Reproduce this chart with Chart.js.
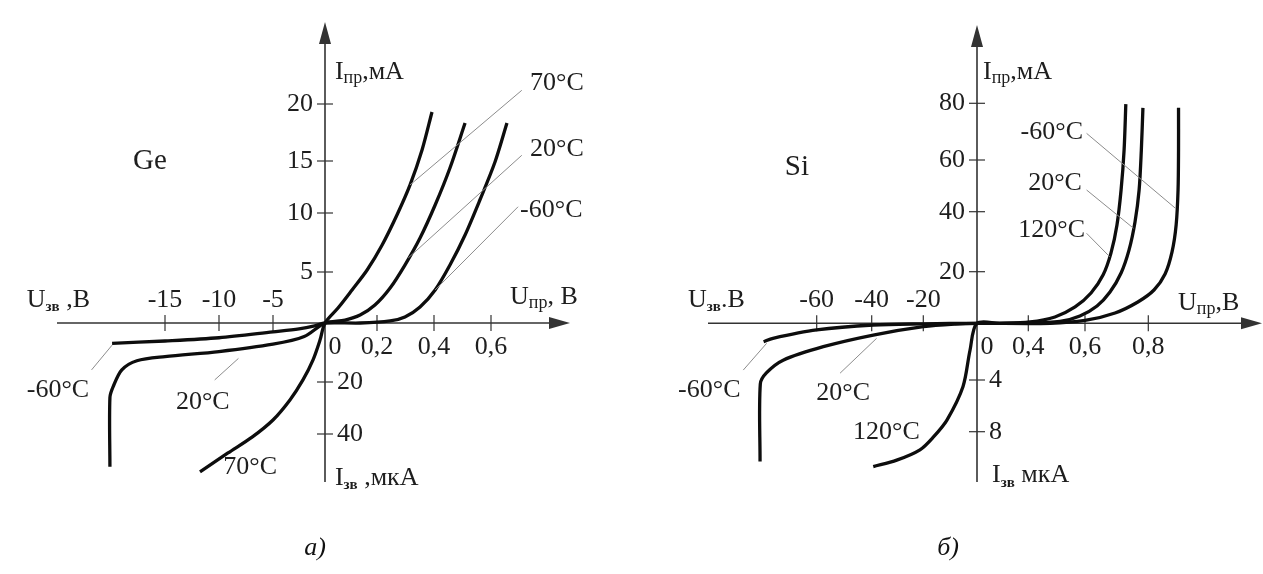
<!DOCTYPE html>
<html><head><meta charset="utf-8">
<script src="https://cdn.jsdelivr.net/npm/chart.js@4.4.1/dist/chart.umd.min.js"></script>
<style>
html,body{margin:0;padding:0;background:#fff;width:1263px;height:574px;overflow:hidden;}
canvas{position:absolute;top:0;}
#cGe{left:0}
#cSi{left:632px}
.cap{position:absolute;top:530px;width:60px;text-align:center;font:italic 26px "Liberation Serif",serif;line-height:34px;color:#111;}
</style></head><body>
<canvas id="cGe" width="632" height="574"></canvas>
<canvas id="cSi" width="631" height="574"></canvas>
<div class="cap" style="left:285px">а)</div>
<div class="cap" style="left:918px">б)</div>
<script>
// ---------- DATA (U in V; forward I in mA, reverse I in µA as negative values) ----------
// Ge
const geNames = ['70°C', '20°C', '-60°C'];
const geCurve70 = [[-11.76,-54.6],[-9.17,-47.3],[-6.94,-41.2],[-5.0,-34.6],[-3.37,-26.9],[-2.12,-19.3],[-1.15,-12.5],[-0.48,-5.8],[0,0],[0.05,1.47],[0.104,3.24],[0.162,5.17],[0.218,7.29],[0.27,9.83],[0.316,12.7],[0.358,15.96],[0.393,19.3]];
const geCurve20 = [[-20.1,-52.6],[-20.1,-26],[-19.8,-21.8],[-19.0,-15.9],[-17.6,-12.8],[-15,-11.4],[-10,-9.7],[-5,-7.2],[-2,-4.6],[0,0],[0.077,0.29],[0.135,0.78],[0.192,1.76],[0.246,3.43],[0.298,5.59],[0.351,7.88],[0.404,10.77],[0.456,14.33],[0.509,18.33]];
const geCurveM60 = [[-19.9,-6.9],[-15,-6.1],[-10,-5.0],[-5,-3.0],[-2.5,-2.0],[-1,-1.0],[0,0],[0.135,0],[0.246,0.2],[0.298,0.59],[0.351,1.57],[0.404,3.24],[0.456,5.59],[0.509,8.14],[0.561,11.25],[0.614,14.9],[0.656,18.33]];
const geTicksUneg = [-15, -10, -5];
const geTicksUpos = [0, 0.2, 0.4, 0.6];
const geTicksIpos = [5, 10, 15, 20];
const geTicksIneg = [-20, -40];
// Si
const siNames = ['-60°C', '20°C', '120°C'];
const siCurveM60 = [[-79.3,-1.3],[-75.9,-1.06],[-60,-0.47],[-39.4,-0.12],[-20,-0.04],[0,0],[0.477,0],[0.6,1.09],[0.695,3.99],[0.767,8.26],[0.818,12.9],[0.853,19.1],[0.875,26.6],[0.888,35.6],[0.894,48.4],[0.8955,63.5],[0.8955,78.4]];
const siCurve20 = [[-80.6,-10.3],[-80.5,-4.3],[-78.3,-3.5],[-72.2,-2.6],[-57.6,-1.65],[-39.4,-0.83],[-20,-0.24],[-8,-0.05],[0,0],[0.406,0],[0.512,0.7],[0.582,2.83],[0.638,6.7],[0.679,12.1],[0.714,19.5],[0.739,27.2],[0.758,36.6],[0.771,48.4],[0.778,63.5],[0.783,78.4]];
const siCurve120 = [[-39.4,-10.7],[-30.3,-10.2],[-21.3,-9.4],[-16.2,-8.4],[-11.2,-7.1],[-5.2,-4.5],[-2.6,-1.9],[0,0],[0.179,0],[0.406,0.5],[0.494,2.44],[0.565,6.32],[0.619,11.74],[0.657,18.7],[0.682,26.2],[0.701,35.6],[0.714,48.4],[0.7235,63.5],[0.729,79.7]];
const siTicksUneg = [-60, -40, -20];
const siTicksUpos = [0, 0.4, 0.6, 0.8];
const siTicksIpos = [20, 40, 60, 80];
const siTicksIneg = [-4, -8];

// ---------- custom piecewise-linear scale (the figure uses different units per quadrant) ----------
class KnotScale extends Chart.LinearScale {
  determineDataLimits() {
    const k = this.options.knots;
    this.min = k[0][0];
    this.max = k[k.length - 1][0];
  }
  buildTicks() { return (this.options.tickValues || []).map(v => ({value: v})); }
  getPixelForValue(value) {
    const k = this.options.knots;
    let i = 0;
    while (i < k.length - 2 && value > k[i + 1][0]) i++;
    const [v0, o0] = k[i], [v1, o1] = k[i + 1];
    const off = o0 + (value - v0) * (o1 - o0) / (v1 - v0);
    return this.getPixelForDecimal(off / this._length);
  }
  getValueForPixel(pixel) {
    const off = this.getDecimalForPixel(pixel) * this._length;
    const k = this.options.knots;
    let i = 0;
    while (i < k.length - 2 && off > k[i + 1][1]) i++;
    const [v0, o0] = k[i], [v1, o1] = k[i + 1];
    return v0 + (off - o0) * (v1 - v0) / (o1 - o0);
  }
}
KnotScale.id = 'knot';
KnotScale.defaults = Chart.LinearScale.defaults;
Chart.register(KnotScale);

const AX = '#333', TXT = '#1e1e1e', FONT = '"Liberation Serif", serif';

function drawRich(ctx, parts, x, y, align) {
  const segs = parts.map(p => {
    const [t, kind] = typeof p === 'string' ? [p, 'n'] : p;
    const font = kind === 's' ? `18px ${FONT}` : kind === 'b' ? `bold 15px ${FONT}` : kind === 'L' ? `29px ${FONT}` : `26px ${FONT}`;
    ctx.font = font;
    return {t, font, dy: kind === 's' ? 6 : kind === 'b' ? 7 : 0, w: ctx.measureText(t).width};
  });
  const total = segs.reduce((s, g) => s + g.w, 0);
  let cx = align === 'right' ? x - total : align === 'center' ? x - total / 2 : x;
  ctx.textAlign = 'left';
  ctx.textBaseline = 'middle';
  segs.forEach(g => { ctx.font = g.font; ctx.fillText(g.t, cx, y + g.dy); cx += g.w; });
}

function axesPlugin(s) {
  return {
    id: 'axesCross',
    beforeDatasetsDraw(chart) {
      const {ctx, chartArea: a, scales: {x, y}} = chart;
      const ox = x.getPixelForValue(0), oy = y.getPixelForValue(0);
      const line = (x1, y1, x2, y2) => { ctx.beginPath(); ctx.moveTo(x1, y1); ctx.lineTo(x2, y2); ctx.stroke(); };
      const tri = (pts) => { ctx.beginPath(); ctx.moveTo(...pts[0]); ctx.lineTo(...pts[1]); ctx.lineTo(...pts[2]); ctx.closePath(); ctx.fill(); };
      ctx.save();
      ctx.strokeStyle = AX; ctx.fillStyle = AX; ctx.lineWidth = 1.6;
      line(a.left, oy, a.right - 12, oy);
      line(ox, a.bottom, ox, a.top + 12);
      tri([[a.right, oy], [a.right - 21, oy - 6], [a.right - 21, oy + 6]]);
      tri([[ox, a.top], [ox - 6, a.top + 22], [ox + 6, a.top + 22]]);
      ctx.lineWidth = 1.2;
      s.uNeg.concat(s.uPos.filter(v => v !== 0)).forEach(v => { const p = x.getPixelForValue(v); line(p, oy - 8, p, oy + 8); });
      s.iPos.concat(s.iNeg).forEach(v => { const p = y.getPixelForValue(v); line(ox - 8, p, ox + 8, p); });
      ctx.fillStyle = TXT; ctx.font = `26px ${FONT}`; ctx.textBaseline = 'middle';
      ctx.textAlign = 'center';
      s.uNeg.forEach(v => ctx.fillText(String(v), x.getPixelForValue(v), oy - 23));
      s.uPos.forEach(v => ctx.fillText(String(v).replace('.', ','), x.getPixelForValue(v) + (v === 0 ? 10 : 0), oy + 24));
      ctx.textAlign = 'right';
      s.iPos.forEach(v => ctx.fillText(String(v), ox - 12, y.getPixelForValue(v)));
      ctx.textAlign = 'left';
      s.iNeg.forEach(v => ctx.fillText(String(-v), ox + 12, y.getPixelForValue(v)));
      ctx.restore();
    },
    afterDatasetsDraw(chart) {
      const {ctx, scales: {x, y}} = chart;
      ctx.save();
      ctx.fillStyle = TXT;
      s.notes.forEach(n => drawRich(ctx, n.parts, x.getPixelForValue(n.at[0]), y.getPixelForValue(n.at[1]), n.align));
      ctx.restore();
    }
  };
}

function build(id, s) {
  const datasets = [];
  s.leaders.forEach(l => datasets.push({data: l.map(([x, y]) => ({x, y})), borderColor: '#8c8c8c', borderWidth: 1, pointRadius: 0, showLine: true, tension: 0, clip: false}));
  s.curves.forEach((c, i) => datasets.push({label: s.names[i], data: c.map(([x, y]) => ({x, y})), borderColor: '#0d0d0d', borderWidth: 3.3, pointRadius: 0, showLine: true, tension: 0.3, clip: false, borderJoinStyle: 'round'}));
  return new Chart(document.getElementById(id), {
    type: 'scatter',
    data: {datasets},
    options: {
      responsive: false, animation: false, devicePixelRatio: 1, events: [],
      layout: {padding: s.padding},
      plugins: {legend: {display: false}, tooltip: {enabled: false}},
      scales: {
        x: {type: 'knot', display: false, knots: s.xKnots, tickValues: s.uNeg.concat(s.uPos)},
        y: {type: 'knot', display: false, knots: s.yKnots, tickValues: s.iNeg.concat(s.iPos)}
      }
    },
    plugins: [axesPlugin(s)]
  });
}

build('cGe', {
  names: geNames,
  curves: [geCurve70, geCurve20, geCurveM60],
  uNeg: geTicksUneg, uPos: geTicksUpos, iPos: geTicksIpos, iNeg: geTicksIneg,
  padding: {left: 57, right: 62, top: 22, bottom: 92},
  xKnots: [[-15,108],[-10,162],[-5,216],[0,268],[0.2,320],[0.4,377],[0.6,434]],
  yKnots: [[-40,48],[-20,100],[0,159],[5,210],[10,269],[15,321],[20,378]],
  leaders: [
    [[0.708,21.2],[0.316,12.7]], [[0.708,15.5],[0.31,6.2]], [[0.695,10.6],[0.404,3.24]],
    [[-21.8,-15.9],[-19.9,-7.5]], [[-10.4,-19.3],[-8.2,-12.0]]
  ],
  notes: [
    {parts: [['Ge','L']], at: [-16.4, 15], align: 'center'},
    {parts: ['I', ['пр','s'], ',мА'], at: [0.038, 22.8], align: 'left'},
    {parts: ['70°C'], at: [0.737, 21.8], align: 'left'},
    {parts: ['20°C'], at: [0.737, 16.0], align: 'left'},
    {parts: ['-60°C'], at: [0.702, 10.3], align: 'left'},
    {parts: ['U', ['пр','s'], ', В'], at: [0.667, 2.5], align: 'left'},
    {parts: ['U', ['зв','b'], ' ,В'], at: [-27.8, 2.25], align: 'left'},
    {parts: ['I', ['зв','b'], ' ,мкА'], at: [0.038, -56.9], align: 'left'},
    {parts: ['-60°C'], at: [-27.8, -23.1], align: 'left'},
    {parts: ['20°C'], at: [-11.5, -27.7], align: 'center'},
    {parts: ['70°C'], at: [-9.6, -52.7], align: 'left'}
  ]
});

build('cSi', {
  names: siNames,
  curves: [siCurveM60, siCurve20, siCurve120],
  uNeg: siTicksUneg, uPos: siTicksUpos, iPos: siTicksIpos, iNeg: siTicksIneg,
  padding: {left: 76, right: 1, top: 25, bottom: 92},
  xKnots: [[-60,108.7],[-40,163.7],[-20,215.3],[0,269],[0.4,320.3],[0.6,377],[0.8,440.3]],
  yKnots: [[-8,50.3],[-4,102],[0,158.7],[20,210.3],[40,270.3],[60,322],[80,378.7]],
  leaders: [
    [[0.605,69.4],[0.886,41.3]], [[0.605,48.4],[0.753,34.5]], [[0.605,32.8],[0.678,25]],
    [[-86.7,-3.3],[-78.2,-1.41]], [[-51.5,-3.52],[-38.1,-1.06]]
  ],
  notes: [
    {parts: [['Si','L']], at: [-67.2, 57.3], align: 'center'},
    {parts: ['I', ['пр','s'], ',мА'], at: [0.047, 91], align: 'left'},
    {parts: ['-60°C'], at: [0.593, 69.9], align: 'right'},
    {parts: ['20°C'], at: [0.589, 51.1], align: 'right'},
    {parts: ['120°C'], at: [0.600, 33.9], align: 'right'},
    {parts: ['U', ['пр','s'], ',В'], at: [0.894, 7.9], align: 'left'},
    {parts: ['U', ['зв','b'], '.В'], at: [-106.8, 9.0], align: 'left'},
    {parts: ['I', ['зв','b'], ' мкА'], at: [0.117, -11.4], align: 'left'},
    {parts: ['-60°C'], at: [-110.4, -4.8], align: 'left'},
    {parts: ['20°C'], at: [-50.4, -5.0], align: 'center'},
    {parts: ['120°C'], at: [-46.8, -8], align: 'left'}
  ]
});
</script>
</body></html>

* _Instruction_:
Copy every line above that includes the string "this".

* _Result of the task_:
Reproduce this chart with Chart.js.
    const k = this.options.knots;
    this.min = k[0][0];
    this.max = k[k.length - 1][0];
  buildTicks() { return (this.options.tickValues || []).map(v => ({value: v})); }
    const k = this.options.knots;
    return this.getPixelForDecimal(off / this._length);
    const off = this.getDecimalForPixel(pixel) * this._length;
    const k = this.options.knots;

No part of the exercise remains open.